— Task statement —
Leaving out every picture, quote the data below exactly as it appears.
══════════
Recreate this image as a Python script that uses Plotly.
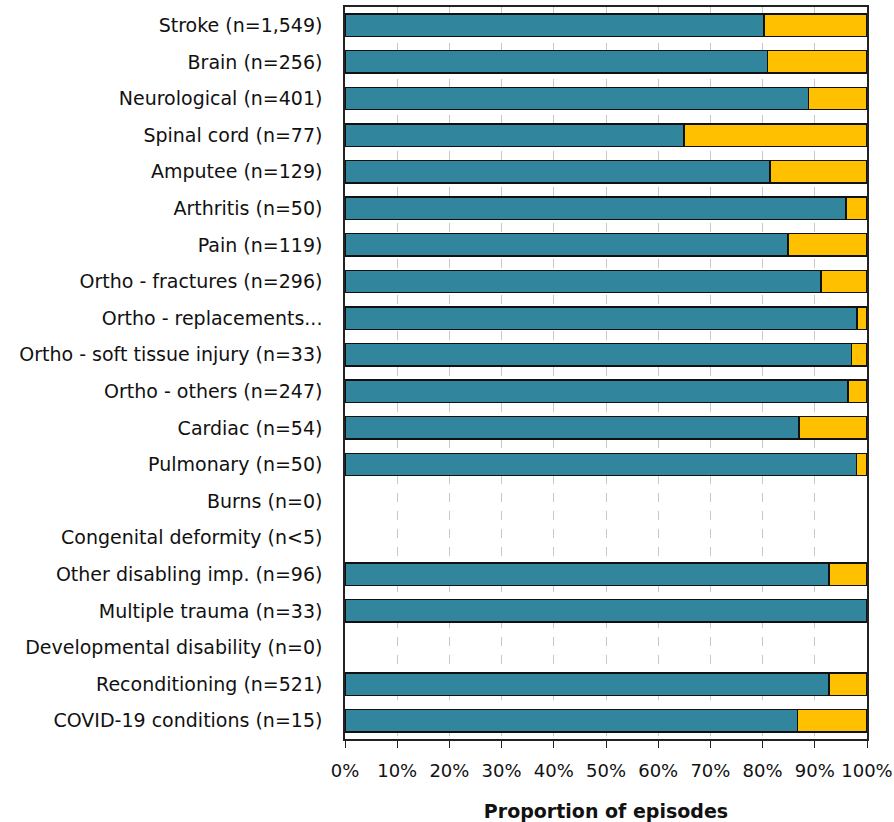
import plotly.graph_objects as go

categories = [
    "Stroke (n=1,549)", "Brain (n=256)", "Neurological (n=401)", "Spinal cord (n=77)",
    "Amputee (n=129)", "Arthritis (n=50)", "Pain (n=119)", "Ortho - fractures (n=296)",
    "Ortho - replacements...", "Ortho - soft tissue injury (n=33)", "Ortho - others (n=247)",
    "Cardiac (n=54)", "Pulmonary (n=50)", "Burns (n=0)", "Congenital deformity (n<5)",
    "Other disabling imp. (n=96)", "Multiple trauma (n=33)", "Developmental disability (n=0)",
    "Reconditioning (n=521)", "COVID-19 conditions (n=15)",
]
share_a = [80.3, 80.9, 88.8, 64.9, 81.4, 96.0, 84.9, 91.2, 98.1, 97.0, 96.4,
           87.0, 98.0, None, None, 92.7, 100.0, None, 92.7, 86.7]
share_b = [19.7, 19.1, 11.2, 35.1, 18.6, 4.0, 15.1, 8.8, 1.9, 3.0, 3.6,
           13.0, 2.0, None, None, 7.3, 0.0, None, 7.3, 13.3]
tick_vals = [0, 10, 20, 30, 40, 50, 60, 70, 80, 90, 100]
tick_text = [f"{v}%" for v in tick_vals]

FONT = "DejaVu Sans"

fig = go.Figure()
fig.add_trace(go.Bar(y=categories, x=share_a, orientation="h", name="Group A",
                     marker=dict(color="#31859C", line=dict(color="#111111", width=1.5))))
fig.add_trace(go.Bar(y=categories, x=share_b, orientation="h", name="Group B",
                     marker=dict(color="#FFC000", line=dict(color="#111111", width=1.5))))

fig.update_layout(
    barmode="stack",
    bargap=0.39,
    width=894, height=822,
    margin=dict(l=345, r=27, t=7, b=83),
    paper_bgcolor="white", plot_bgcolor="white",
    showlegend=False,
    font=dict(family=FONT, size=18, color="#111111"),
)
fig.update_xaxes(
    automargin=False,
    range=[0, 100], tickvals=tick_vals, ticktext=tick_text,
    showgrid=True, gridcolor="#c8c8c8", griddash="dash", gridwidth=1,
    showline=True, linecolor="#222222", linewidth=1.5, mirror=True,
    ticks="outside", ticklen=7, tickcolor="#222222",
    tickfont=dict(family=FONT, size=18), ticklabelstandoff=8,
    title=dict(text="<b>Proportion of episodes</b>", font=dict(family=FONT, size=19), standoff=24),
    zeroline=False,
)
fig.update_yaxes(
    automargin=False,
    autorange="reversed", showgrid=False,
    showline=True, linecolor="#222222", linewidth=1.5, mirror=True,
    ticks="", tickfont=dict(family=FONT, size=19), ticklabelstandoff=17,
)

fig.write_html("out.html", config={"displayModeBar": False},
               post_script="document.body.style.margin='0';")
══════════
— Final answer —
Recreate this image as a Python script that uses Plotly.
import plotly.graph_objects as go

categories = [
    "Stroke (n=1,549)", "Brain (n=256)", "Neurological (n=401)", "Spinal cord (n=77)",
    "Amputee (n=129)", "Arthritis (n=50)", "Pain (n=119)", "Ortho - fractures (n=296)",
    "Ortho - replacements...", "Ortho - soft tissue injury (n=33)", "Ortho - others (n=247)",
    "Cardiac (n=54)", "Pulmonary (n=50)", "Burns (n=0)", "Congenital deformity (n<5)",
    "Other disabling imp. (n=96)", "Multiple trauma (n=33)", "Developmental disability (n=0)",
    "Reconditioning (n=521)", "COVID-19 conditions (n=15)",
]
share_a = [80.3, 80.9, 88.8, 64.9, 81.4, 96.0, 84.9, 91.2, 98.1, 97.0, 96.4,
           87.0, 98.0, None, None, 92.7, 100.0, None, 92.7, 86.7]
share_b = [19.7, 19.1, 11.2, 35.1, 18.6, 4.0, 15.1, 8.8, 1.9, 3.0, 3.6,
           13.0, 2.0, None, None, 7.3, 0.0, None, 7.3, 13.3]
tick_vals = [0, 10, 20, 30, 40, 50, 60, 70, 80, 90, 100]
tick_text = [f"{v}%" for v in tick_vals]

FONT = "DejaVu Sans"

fig = go.Figure()
fig.add_trace(go.Bar(y=categories, x=share_a, orientation="h", name="Group A",
                     marker=dict(color="#31859C", line=dict(color="#111111", width=1.5))))
fig.add_trace(go.Bar(y=categories, x=share_b, orientation="h", name="Group B",
                     marker=dict(color="#FFC000", line=dict(color="#111111", width=1.5))))

fig.update_layout(
    barmode="stack",
    bargap=0.39,
    width=894, height=822,
    margin=dict(l=345, r=27, t=7, b=83),
    paper_bgcolor="white", plot_bgcolor="white",
    showlegend=False,
    font=dict(family=FONT, size=18, color="#111111"),
)
fig.update_xaxes(
    automargin=False,
    range=[0, 100], tickvals=tick_vals, ticktext=tick_text,
    showgrid=True, gridcolor="#c8c8c8", griddash="dash", gridwidth=1,
    showline=True, linecolor="#222222", linewidth=1.5, mirror=True,
    ticks="outside", ticklen=7, tickcolor="#222222",
    tickfont=dict(family=FONT, size=18), ticklabelstandoff=8,
    title=dict(text="<b>Proportion of episodes</b>", font=dict(family=FONT, size=19), standoff=24),
    zeroline=False,
)
fig.update_yaxes(
    automargin=False,
    autorange="reversed", showgrid=False,
    showline=True, linecolor="#222222", linewidth=1.5, mirror=True,
    ticks="", tickfont=dict(family=FONT, size=19), ticklabelstandoff=17,
)

fig.write_html("out.html", config={"displayModeBar": False},
               post_script="document.body.style.margin='0';")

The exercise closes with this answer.